Both were elected on Sunday on anti-corruption tickets and have been fierce critics of Duque and his Democratic Center party.
In a press conference, Lopez said that the priority issues they discussed were security and justice, and stressed the necessity of cooperation between the national government and that of the capital.
I said to the president we have many issues we are both interested in, but if we do not succeed together in reducing theft, in reducing impunity and that Bogota will once again breathe tranquility… the citizens will not listen to us about anything else.
Bogota Mayor-elect Claudia Lopez
Quintero said on Twitter that he and Duque agreed on environmental issues, public transport, public security, child recruitment by gangs and job creation in Medellin’s ICT sector.
Duque said on Twitter that he promised his support for the policy plans of the incoming mayors.
The president and the mayors-elect actively promoted a conciliatory tone after three months of heated and sometimes dirty campaigns between Duque’s political allies, Lopez and Quintero.
The election of the progressive candidates in the country’s two largest cities has dramatically changed the political power balance in the country.

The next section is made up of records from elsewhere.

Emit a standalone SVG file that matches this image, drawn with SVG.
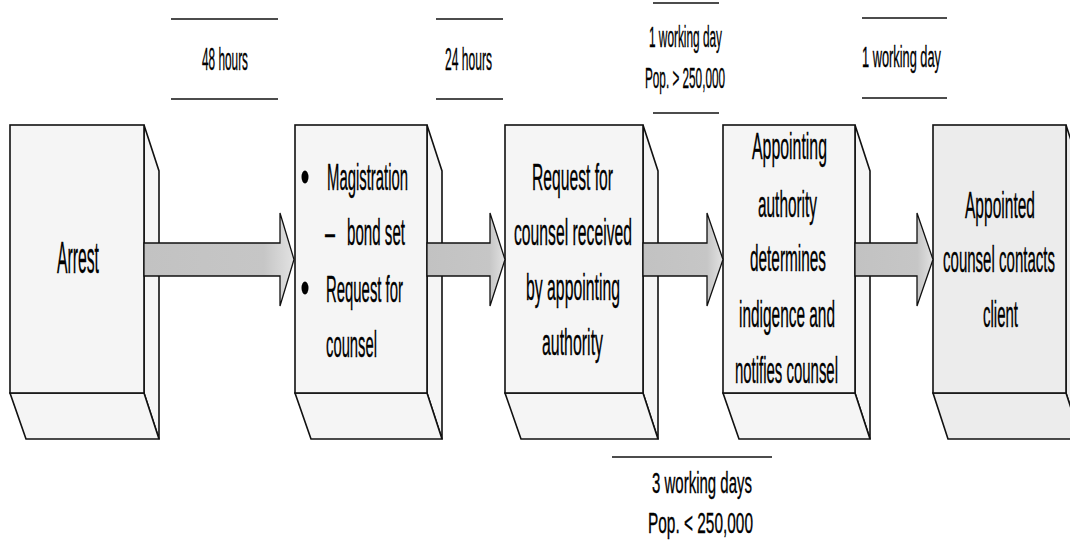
<svg xmlns="http://www.w3.org/2000/svg" width="1070" height="558" viewBox="0 0 1070 558">
  <style>
    .face { fill: #f5f5f5; stroke: #111; stroke-width: 1.6; stroke-linejoin: miter; }
    .face.dim { fill: #ececec; }
    .arrow { fill: url(#arrowFill); stroke: #111; stroke-width: 1.3; }
    .t { font-family: "Liberation Sans", Arial, sans-serif; fill: #000; stroke: #000; stroke-width: 0.35; }
    .node { font-size: 37px; }
    .lbl { font-size: 29px; }
    .rule { stroke: #111; stroke-width: 1.6; }
  </style>
  <defs>
    <linearGradient id="arrowFill" x1="0" y1="0" x2="1" y2="0">
      <stop offset="0" stop-color="#c2c2c2"/>
      <stop offset="0.8" stop-color="#c6c6c6"/>
      <stop offset="1" stop-color="#e2e2e2"/>
    </linearGradient>
  </defs>
  <rect width="1070" height="558" fill="#fff"/>

  <!-- time labels between steps -->
  <g id="labels">
    <line class="rule" x1="171" y1="19" x2="278" y2="19"/>
    <line class="rule" x1="171" y1="99" x2="278" y2="99"/>
    <text class="t" x="202" y="70" font-size="31" textLength="46" lengthAdjust="spacingAndGlyphs">48 hours</text>

    <line class="rule" x1="436" y1="19" x2="503" y2="19"/>
    <line class="rule" x1="436" y1="99" x2="503" y2="99"/>
    <text class="t" x="445" y="70" font-size="31" textLength="47" lengthAdjust="spacingAndGlyphs">24 hours</text>

    <line class="rule" x1="653" y1="3" x2="719" y2="3"/>
    <line class="rule" x1="653" y1="113" x2="719" y2="113"/>
    <text class="t lbl" x="649" y="47" textLength="73" lengthAdjust="spacingAndGlyphs">1 working day</text>
    <text class="t lbl" x="645" y="88" textLength="80" lengthAdjust="spacingAndGlyphs">Pop. &gt; 250,000</text>

    <line class="rule" x1="862" y1="18" x2="947" y2="18"/>
    <line class="rule" x1="862" y1="98" x2="947" y2="98"/>
    <text class="t lbl" x="862" y="67" textLength="79" lengthAdjust="spacingAndGlyphs">1 working day</text>

    <line class="rule" x1="612" y1="457" x2="772" y2="457"/>
    <text class="t lbl" x="652" y="493" textLength="100" lengthAdjust="spacingAndGlyphs">3 working days</text>
    <text class="t lbl" x="648" y="533" textLength="105" lengthAdjust="spacingAndGlyphs">Pop. &lt; 250,000</text>
  </g>

  <!-- step 1 -->
  <g id="arrest">
    <polygon class="face" points="144,125 159,171 159,439 144,393"/>
    <polygon class="face" points="10,393 144,393 159,439 26,439"/>
    <rect class="face" x="10" y="125" width="134" height="268"/>
    <text class="t" x="57" y="273" font-size="45" textLength="42" lengthAdjust="spacingAndGlyphs">Arrest</text>
  </g>

  <!-- step 2 -->
  <g id="magistration">
    <polygon class="face" points="427,125 442,171 442,439 427,393"/>
    <polygon class="face" points="295,393 427,393 442,439 311,439"/>
    <rect class="face" x="295" y="125" width="132" height="268"/>
    <ellipse cx="305" cy="177" rx="3.5" ry="6.5" fill="#000"/>
    <text class="t node" x="327" y="190" textLength="81" lengthAdjust="spacingAndGlyphs">Magistration</text>
    <text class="t node" x="325" y="245" textLength="10" lengthAdjust="spacingAndGlyphs">–</text>
    <text class="t node" x="347" y="245" textLength="58" lengthAdjust="spacingAndGlyphs">bond set</text>
    <ellipse cx="305" cy="288" rx="3.5" ry="6.5" fill="#000"/>
    <text class="t node" x="326" y="302" textLength="77" lengthAdjust="spacingAndGlyphs">Request for</text>
    <text class="t node" x="326" y="357" textLength="51" lengthAdjust="spacingAndGlyphs">counsel</text>
  </g>

  <!-- step 3 -->
  <g id="request-received">
    <polygon class="face" points="643,125 658,171 658,439 643,393"/>
    <polygon class="face" points="505,393 643,393 658,439 521,439"/>
    <rect class="face" x="505" y="125" width="138" height="268"/>
    <text class="t node" x="532" y="190" textLength="81" lengthAdjust="spacingAndGlyphs">Request for</text>
    <text class="t node" x="514" y="245" textLength="118" lengthAdjust="spacingAndGlyphs">counsel received</text>
    <text class="t node" x="526" y="300" textLength="94" lengthAdjust="spacingAndGlyphs">by appointing</text>
    <text class="t node" x="542" y="355" textLength="61" lengthAdjust="spacingAndGlyphs">authority</text>
  </g>

  <!-- step 4 -->
  <g id="appointing-authority">
    <polygon class="face" points="855,125 870,171 870,439 855,393"/>
    <polygon class="face" points="723,393 855,393 870,439 739,439"/>
    <rect class="face" x="723" y="125" width="132" height="268"/>
    <text class="t node" x="752" y="159" textLength="75" lengthAdjust="spacingAndGlyphs">Appointing</text>
    <text class="t node" x="758" y="217" textLength="59" lengthAdjust="spacingAndGlyphs">authority</text>
    <text class="t node" x="750" y="271" textLength="76" lengthAdjust="spacingAndGlyphs">determines</text>
    <text class="t node" x="739" y="327" textLength="96" lengthAdjust="spacingAndGlyphs">indigence and</text>
    <text class="t node" x="735" y="383" textLength="103" lengthAdjust="spacingAndGlyphs">notifies counsel</text>
  </g>

  <!-- step 5 -->
  <g id="counsel-contacts">
    <polygon class="face dim" points="1066,125 1081,171 1081,439 1066,393"/>
    <polygon class="face dim" points="933,393 1066,393 1081,439 948,439"/>
    <rect class="face dim" x="933" y="125" width="133" height="268"/>
    <text class="t node" x="965" y="218" textLength="70" lengthAdjust="spacingAndGlyphs">Appointed</text>
    <text class="t node" x="943" y="272" textLength="112" lengthAdjust="spacingAndGlyphs">counsel contacts</text>
    <text class="t node" x="983" y="327" textLength="35" lengthAdjust="spacingAndGlyphs">client</text>
  </g>

  <!-- block arrows between steps -->
  <g id="connectors">
    <polygon class="arrow" points="144,243 280,243 280,213 294,259.5 280,306 280,276 144,276"/>
    <polygon class="arrow" points="427,243 490,243 490,213 505,259.5 490,306 490,276 427,276"/>
    <polygon class="arrow" points="643,243 707,243 707,213 723,259.5 707,306 707,276 643,276"/>
    <polygon class="arrow" points="855,243 917,243 917,213 933,259.5 917,306 917,276 855,276"/>
  </g>
</svg>
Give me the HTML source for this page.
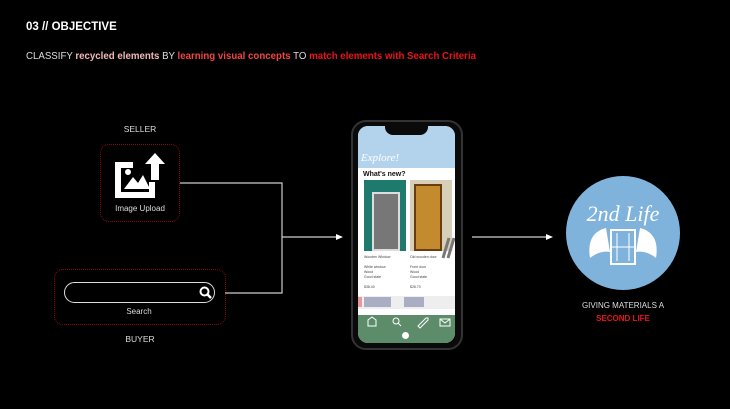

While Duque and the outgoing mayors of Bogota and Medellin have been reluctant to implement a peace deal with the demobilized FARC guerrilla group, both Lopez and Quintero have been vocal supporters of the peace process.
How this will pan out remains to be seen. The president has expressed interest in consensus politics since taking office in August last year, but his party wants Duque to implement hard-line policies set out by his political patron and party leader, former President Alvaro Uribe.